Horizontal and Vertical Lines- Properties and Equations
Horizontal and Vertical Lines: The Basics You Need to Master
Every line you'll ever graph in coordinate geometry is either horizontal, vertical, or slanted. This article focuses on the two that give students the most trouble: horizontal and vertical lines.
The confusion usually starts here: these lines don't follow the same rules as everything else. They have special properties that break the standard slope-intercept formulas you already know.
What Makes a Line Horizontal or Vertical?
A horizontal line runs left to right. It looks like the horizon — flat, parallel to the ground. No matter how far you travel along it, your height never changes.
A vertical line runs up and down. Think of a wall. No matter how far you climb, your horizontal position never shifts.
Visual Example
Imagine standing at the origin (0,0). If you walk along a horizontal line, your y-coordinate stays the same. If you walk along a vertical line, your x-coordinate stays the same.
Key Properties of Horizontal Lines
- Slope equals zero. Always. No exceptions.
- Every point on the line shares the same y-value.
- The line is parallel to the x-axis.
- It can be written as y = k, where k is any constant.
Why is the slope zero?
Slope measures rise over run. On a horizontal line, there's no rise — you're not going up or down. Run exists, but 0 divided by anything is still 0. That's why horizontal lines are flat.
Key Properties of Vertical Lines
- Slope is undefined. You cannot calculate it.
- Every point on the line shares the same x-value.
- The line is parallel to the y-axis.
- It can be written as x = k, where k is any constant.
Why is the slope undefined?
Slope is rise over run. On a vertical line, there's no run — you're not moving left or right. But the rise exists. Dividing any number by 0 gives you infinity, which is undefined. That's why vertical lines have no slope.
The Equations: Horizontal vs Vertical
This is where most textbooks overcomplicate things. Here it is plainly:
Horizontal Line Equation
y = b
Where b is the y-intercept. Every point has coordinates (x, b).
Examples: - y = 3 is a horizontal line passing through y = 3 - y = -2 is a horizontal line passing through y = -2 - y = 0 is the x-axis itself
Vertical Line Equation
x = a
Where a is the x-coordinate of every point on the line.
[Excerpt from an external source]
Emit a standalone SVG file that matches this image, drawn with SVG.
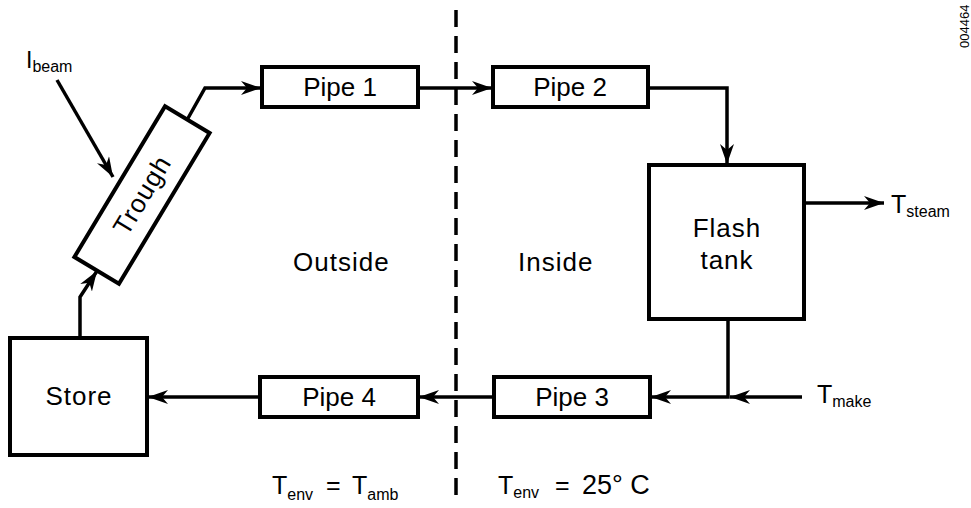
<svg xmlns="http://www.w3.org/2000/svg" width="971" height="508" viewBox="0 0 971 508">
<style>
.box{fill:none;stroke:#000;stroke-width:4;}
.ln{fill:none;stroke:#000;stroke-width:3.5;stroke-linejoin:miter;}
.t{font-family:"Liberation Sans",Arial,Helvetica,sans-serif;font-size:26px;fill:#000;}
.lbl{font-family:"Liberation Sans",Arial,Helvetica,sans-serif;font-size:26px;fill:#000;letter-spacing:1px;}
.sub{font-size:16px;}
.dash{fill:none;stroke:#000;stroke-width:3.5;stroke-dasharray:17 9;}
</style>
<defs>
<marker id="ah" markerUnits="userSpaceOnUse" markerWidth="22" markerHeight="14" refX="20" refY="7" orient="auto">
<path d="M0,0 L20,7 L0,14 L6,7 z" fill="#000"/>
</marker>
</defs>
<rect width="971" height="508" fill="#fff"/>

<line class="dash" x1="456" y1="10" x2="456" y2="495"/>

<g id="store">
<rect class="box" x="10" y="338" width="137" height="117"/>
<text class="lbl" x="79" y="405" text-anchor="middle">Store</text>
</g>
<g id="trough" transform="translate(142,195) rotate(-59)">
<rect class="box" x="-88" y="-26" width="176" height="52"/>
<text class="lbl" x="0" y="9" text-anchor="middle">Trough</text>
</g>
<g id="pipe1">
<rect class="box" x="262" y="67" width="156" height="40"/>
<text class="t" x="340" y="96" text-anchor="middle">Pipe 1</text>
</g>
<g id="pipe2">
<rect class="box" x="493" y="67" width="155" height="40"/>
<text class="t" x="570" y="96" text-anchor="middle">Pipe 2</text>
</g>
<g id="flash">
<rect class="box" x="649" y="165" width="155" height="154"/>
<text class="lbl" x="727" y="237" text-anchor="middle">Flash</text>
<text class="lbl" x="727" y="269" text-anchor="middle">tank</text>
</g>
<g id="pipe3">
<rect class="box" x="494" y="377" width="156" height="40"/>
<text class="t" x="572" y="406" text-anchor="middle">Pipe 3</text>
</g>
<g id="pipe4">
<rect class="box" x="260" y="377" width="158" height="40"/>
<text class="t" x="339" y="406" text-anchor="middle">Pipe 4</text>
</g>

<g id="connectors">
<path class="ln" d="M80,338 L80,297 L97,271" marker-end="url(#ah)"/>
<path class="ln" d="M187,120 L205,88 L261,88" marker-end="url(#ah)"/>
<path class="ln" d="M418,88 L492,88" marker-end="url(#ah)"/>
<path class="ln" d="M648,88 L727,88 L727,164" marker-end="url(#ah)"/>
<path class="ln" d="M804,203 L884,203" marker-end="url(#ah)"/>
<path class="ln" d="M728,319 L728,397 L651,397" marker-end="url(#ah)"/>
<path class="ln" d="M802,397 L730,397" marker-end="url(#ah)"/>
<path class="ln" d="M494,397 L419,397" marker-end="url(#ah)"/>
<path class="ln" d="M260,397 L148,397" marker-end="url(#ah)"/>
<path class="ln" d="M57,80 L113,177" marker-end="url(#ah)"/>
</g>

<g id="labels">
<text class="t" x="26" y="68" style="font-size:23px">I<tspan class="sub" dy="4">beam</tspan></text>
<text class="t" x="891" y="213" style="font-size:25px">T<tspan class="sub" dy="4">steam</tspan></text>
<text class="t" x="817" y="403" style="font-size:25px">T<tspan class="sub" dy="4">make</tspan></text>
<text class="lbl" x="293" y="271">Outside</text>
<text class="lbl" x="518" y="271">Inside</text>
<text class="t" x="272" y="494" style="font-size:25px">T<tspan class="sub" dy="6">env</tspan><tspan dy="-6" x="326">=</tspan><tspan x="352">T</tspan><tspan class="sub" dy="6">amb</tspan></text>
<text class="t" x="498" y="494" style="font-size:25px">T<tspan class="sub" dy="4">env</tspan><tspan dy="-4" x="555">=</tspan><tspan x="582" style="font-size:27px">25° C</tspan></text>
<text class="t" transform="translate(969,48) rotate(-90)" style="font-size:13px">004464</text>
</g>
</svg>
Examples: - x = 5 is a vertical line passing through x = 5 - x = -1 is a vertical line passing through x = -1 - x = 0 is the y-axis itself
Side-by-Side Comparison
| Property | Horizontal Line | Vertical Line |
|---|---|---|
| Equation form | y = b | x = a |
| Slope | 0 (zero) | Undefined |
| Constant coordinate | y is constant | x is constant |
| Orientation | Left to right | Up and down |
| Parallel to | x-axis | y-axis |
| Function? | Yes (passes vertical line test) | No (fails vertical line test) |
Why the Vertical Line Test Matters
You can only write vertical lines as functions if each x-input gives exactly one y-output. Since vertical lines have multiple y-values for a single x-value, they don't qualify as functions in the traditional sense.
Horizontal lines pass the vertical line test. Vertical lines fail it. This is why y = mx + b works for most lines but x = a stands alone as a special case.
How to Graph These Lines: Step-by-Step
Graphing a Horizontal Line (y = 3)
- Locate y = 3 on the y-axis
- Draw a straight line through that point
- Extend it left and right indefinitely
- Label it y = 3
Graphing a Vertical Line (x = -2)
- Locate x = -2 on the x-axis
- Draw a straight line through that point
- Extend it up and down indefinitely
- Label it x = -2
That's it. No calculations needed. The equation tells you exactly where to draw the line.
Common Mistakes Students Make
- Calling vertical slope "zero" — it's undefined, not zero
- Writing horizontal lines as x = b instead of y = b
- Writing vertical lines as y = a instead of x = a
- Forgetting that y = 0 is a valid horizontal line
- Confusing the x-axis (y = 0) with the y-axis (x = 0)
Real-World Applications
Horizontal and vertical lines appear everywhere:
- Architecture — level floors, plumb walls
- Computer graphics — grid systems, alignment guides
- Data visualization — baseline thresholds, cutoff values
- Engineering — horizontal datum lines, vertical supports
When you see a flat road stretching to the horizon, that's a horizontal line in real life. When you see a telephone pole, that's vertical.
Quick Reference: Remember the Rules
Horizontal: y = constant, slope = 0, flat line
Vertical: x = constant, slope = undefined, upright line
If you forget which is which, remember: Horizontal has an H — the equation has H in it: y = H. Vertical has no H — the equation has V in it: x = V.
That's the entire concept. Two equations. Two slopes. Two orientations. Nothing more.